→ **Required task**
Omit all images, then return the remaining material exactly as it stands.

===

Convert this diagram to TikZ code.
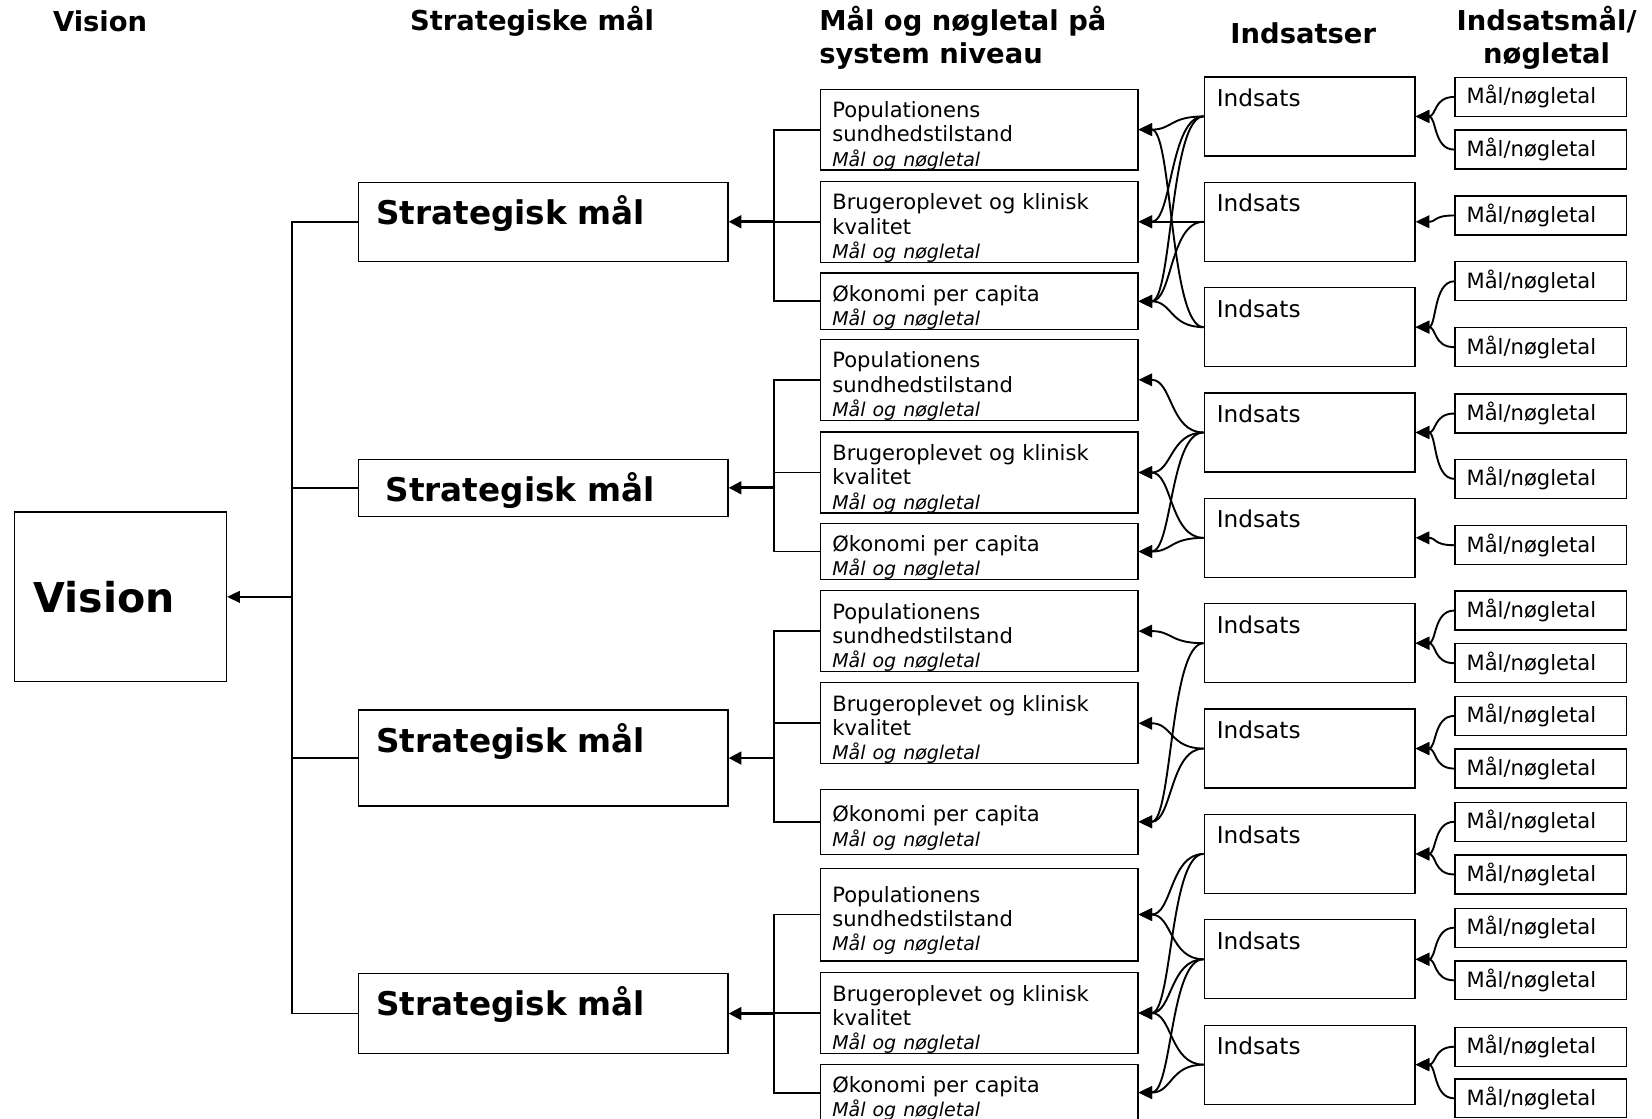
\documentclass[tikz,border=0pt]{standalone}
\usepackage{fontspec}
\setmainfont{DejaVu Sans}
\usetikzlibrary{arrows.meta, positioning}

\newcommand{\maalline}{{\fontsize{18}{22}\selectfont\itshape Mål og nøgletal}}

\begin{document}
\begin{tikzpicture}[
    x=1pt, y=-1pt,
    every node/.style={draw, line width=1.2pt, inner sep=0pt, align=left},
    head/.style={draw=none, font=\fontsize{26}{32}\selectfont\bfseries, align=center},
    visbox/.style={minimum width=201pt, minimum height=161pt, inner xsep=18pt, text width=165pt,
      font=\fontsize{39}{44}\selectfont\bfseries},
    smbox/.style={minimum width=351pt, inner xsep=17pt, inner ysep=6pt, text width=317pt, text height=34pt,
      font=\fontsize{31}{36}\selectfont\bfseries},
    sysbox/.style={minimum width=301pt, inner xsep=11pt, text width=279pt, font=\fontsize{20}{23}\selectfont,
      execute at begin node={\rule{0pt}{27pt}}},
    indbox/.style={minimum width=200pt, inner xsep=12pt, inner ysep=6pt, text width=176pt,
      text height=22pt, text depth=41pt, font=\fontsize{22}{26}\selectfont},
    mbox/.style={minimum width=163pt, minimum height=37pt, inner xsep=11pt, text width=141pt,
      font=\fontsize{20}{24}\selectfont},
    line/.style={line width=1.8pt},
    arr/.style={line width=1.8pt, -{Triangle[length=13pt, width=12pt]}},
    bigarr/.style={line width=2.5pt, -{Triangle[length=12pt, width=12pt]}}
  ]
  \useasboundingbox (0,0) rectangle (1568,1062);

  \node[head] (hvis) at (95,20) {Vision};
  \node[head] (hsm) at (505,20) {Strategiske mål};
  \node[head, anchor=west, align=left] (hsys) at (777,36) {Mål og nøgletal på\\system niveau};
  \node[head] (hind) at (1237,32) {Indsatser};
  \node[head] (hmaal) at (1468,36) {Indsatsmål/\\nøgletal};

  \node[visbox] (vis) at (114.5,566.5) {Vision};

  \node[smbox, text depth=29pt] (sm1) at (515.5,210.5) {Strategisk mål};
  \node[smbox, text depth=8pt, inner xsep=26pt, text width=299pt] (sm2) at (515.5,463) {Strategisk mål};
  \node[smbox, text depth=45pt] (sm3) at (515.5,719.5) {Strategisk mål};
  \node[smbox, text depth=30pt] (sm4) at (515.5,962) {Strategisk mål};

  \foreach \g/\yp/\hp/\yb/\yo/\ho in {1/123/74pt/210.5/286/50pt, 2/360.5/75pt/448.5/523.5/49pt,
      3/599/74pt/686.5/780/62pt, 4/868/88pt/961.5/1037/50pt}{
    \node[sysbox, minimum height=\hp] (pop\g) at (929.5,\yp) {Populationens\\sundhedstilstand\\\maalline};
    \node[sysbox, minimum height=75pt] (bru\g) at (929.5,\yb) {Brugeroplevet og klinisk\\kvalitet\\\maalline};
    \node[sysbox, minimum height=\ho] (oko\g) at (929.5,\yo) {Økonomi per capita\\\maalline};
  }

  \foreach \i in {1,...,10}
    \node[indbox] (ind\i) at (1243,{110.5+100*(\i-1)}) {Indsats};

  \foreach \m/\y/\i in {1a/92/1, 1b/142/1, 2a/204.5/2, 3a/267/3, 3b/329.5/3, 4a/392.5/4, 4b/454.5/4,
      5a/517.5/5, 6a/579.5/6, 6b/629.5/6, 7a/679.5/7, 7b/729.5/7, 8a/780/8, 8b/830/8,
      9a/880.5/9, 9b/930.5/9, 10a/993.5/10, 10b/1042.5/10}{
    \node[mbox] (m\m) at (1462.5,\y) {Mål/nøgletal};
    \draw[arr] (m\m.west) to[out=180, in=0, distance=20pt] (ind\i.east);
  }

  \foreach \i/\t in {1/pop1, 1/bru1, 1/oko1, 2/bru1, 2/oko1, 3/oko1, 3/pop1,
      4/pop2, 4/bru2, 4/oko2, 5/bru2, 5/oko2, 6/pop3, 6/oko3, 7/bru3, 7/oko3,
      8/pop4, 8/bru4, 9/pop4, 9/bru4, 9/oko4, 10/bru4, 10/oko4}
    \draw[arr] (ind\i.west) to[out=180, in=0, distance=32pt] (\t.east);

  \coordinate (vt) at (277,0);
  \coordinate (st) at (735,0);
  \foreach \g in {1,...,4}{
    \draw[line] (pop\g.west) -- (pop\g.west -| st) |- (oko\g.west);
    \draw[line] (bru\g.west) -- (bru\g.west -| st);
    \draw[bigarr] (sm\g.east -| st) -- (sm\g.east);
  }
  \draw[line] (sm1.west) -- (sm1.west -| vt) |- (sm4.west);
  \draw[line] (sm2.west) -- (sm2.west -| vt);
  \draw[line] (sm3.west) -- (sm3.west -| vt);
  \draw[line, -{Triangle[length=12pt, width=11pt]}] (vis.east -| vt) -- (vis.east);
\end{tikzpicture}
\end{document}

===

→ **Solution**
Convert this diagram to TikZ code.
\documentclass[tikz,border=0pt]{standalone}
\usepackage{fontspec}
\setmainfont{DejaVu Sans}
\usetikzlibrary{arrows.meta, positioning}

\newcommand{\maalline}{{\fontsize{18}{22}\selectfont\itshape Mål og nøgletal}}

\begin{document}
\begin{tikzpicture}[
    x=1pt, y=-1pt,
    every node/.style={draw, line width=1.2pt, inner sep=0pt, align=left},
    head/.style={draw=none, font=\fontsize{26}{32}\selectfont\bfseries, align=center},
    visbox/.style={minimum width=201pt, minimum height=161pt, inner xsep=18pt, text width=165pt,
      font=\fontsize{39}{44}\selectfont\bfseries},
    smbox/.style={minimum width=351pt, inner xsep=17pt, inner ysep=6pt, text width=317pt, text height=34pt,
      font=\fontsize{31}{36}\selectfont\bfseries},
    sysbox/.style={minimum width=301pt, inner xsep=11pt, text width=279pt, font=\fontsize{20}{23}\selectfont,
      execute at begin node={\rule{0pt}{27pt}}},
    indbox/.style={minimum width=200pt, inner xsep=12pt, inner ysep=6pt, text width=176pt,
      text height=22pt, text depth=41pt, font=\fontsize{22}{26}\selectfont},
    mbox/.style={minimum width=163pt, minimum height=37pt, inner xsep=11pt, text width=141pt,
      font=\fontsize{20}{24}\selectfont},
    line/.style={line width=1.8pt},
    arr/.style={line width=1.8pt, -{Triangle[length=13pt, width=12pt]}},
    bigarr/.style={line width=2.5pt, -{Triangle[length=12pt, width=12pt]}}
  ]
  \useasboundingbox (0,0) rectangle (1568,1062);

  \node[head] (hvis) at (95,20) {Vision};
  \node[head] (hsm) at (505,20) {Strategiske mål};
  \node[head, anchor=west, align=left] (hsys) at (777,36) {Mål og nøgletal på\\system niveau};
  \node[head] (hind) at (1237,32) {Indsatser};
  \node[head] (hmaal) at (1468,36) {Indsatsmål/\\nøgletal};

  \node[visbox] (vis) at (114.5,566.5) {Vision};

  \node[smbox, text depth=29pt] (sm1) at (515.5,210.5) {Strategisk mål};
  \node[smbox, text depth=8pt, inner xsep=26pt, text width=299pt] (sm2) at (515.5,463) {Strategisk mål};
  \node[smbox, text depth=45pt] (sm3) at (515.5,719.5) {Strategisk mål};
  \node[smbox, text depth=30pt] (sm4) at (515.5,962) {Strategisk mål};

  \foreach \g/\yp/\hp/\yb/\yo/\ho in {1/123/74pt/210.5/286/50pt, 2/360.5/75pt/448.5/523.5/49pt,
      3/599/74pt/686.5/780/62pt, 4/868/88pt/961.5/1037/50pt}{
    \node[sysbox, minimum height=\hp] (pop\g) at (929.5,\yp) {Populationens\\sundhedstilstand\\\maalline};
    \node[sysbox, minimum height=75pt] (bru\g) at (929.5,\yb) {Brugeroplevet og klinisk\\kvalitet\\\maalline};
    \node[sysbox, minimum height=\ho] (oko\g) at (929.5,\yo) {Økonomi per capita\\\maalline};
  }

  \foreach \i in {1,...,10}
    \node[indbox] (ind\i) at (1243,{110.5+100*(\i-1)}) {Indsats};

  \foreach \m/\y/\i in {1a/92/1, 1b/142/1, 2a/204.5/2, 3a/267/3, 3b/329.5/3, 4a/392.5/4, 4b/454.5/4,
      5a/517.5/5, 6a/579.5/6, 6b/629.5/6, 7a/679.5/7, 7b/729.5/7, 8a/780/8, 8b/830/8,
      9a/880.5/9, 9b/930.5/9, 10a/993.5/10, 10b/1042.5/10}{
    \node[mbox] (m\m) at (1462.5,\y) {Mål/nøgletal};
    \draw[arr] (m\m.west) to[out=180, in=0, distance=20pt] (ind\i.east);
  }

  \foreach \i/\t in {1/pop1, 1/bru1, 1/oko1, 2/bru1, 2/oko1, 3/oko1, 3/pop1,
      4/pop2, 4/bru2, 4/oko2, 5/bru2, 5/oko2, 6/pop3, 6/oko3, 7/bru3, 7/oko3,
      8/pop4, 8/bru4, 9/pop4, 9/bru4, 9/oko4, 10/bru4, 10/oko4}
    \draw[arr] (ind\i.west) to[out=180, in=0, distance=32pt] (\t.east);

  \coordinate (vt) at (277,0);
  \coordinate (st) at (735,0);
  \foreach \g in {1,...,4}{
    \draw[line] (pop\g.west) -- (pop\g.west -| st) |- (oko\g.west);
    \draw[line] (bru\g.west) -- (bru\g.west -| st);
    \draw[bigarr] (sm\g.east -| st) -- (sm\g.east);
  }
  \draw[line] (sm1.west) -- (sm1.west -| vt) |- (sm4.west);
  \draw[line] (sm2.west) -- (sm2.west -| vt);
  \draw[line] (sm3.west) -- (sm3.west -| vt);
  \draw[line, -{Triangle[length=12pt, width=11pt]}] (vis.east -| vt) -- (vis.east);
\end{tikzpicture}
\end{document}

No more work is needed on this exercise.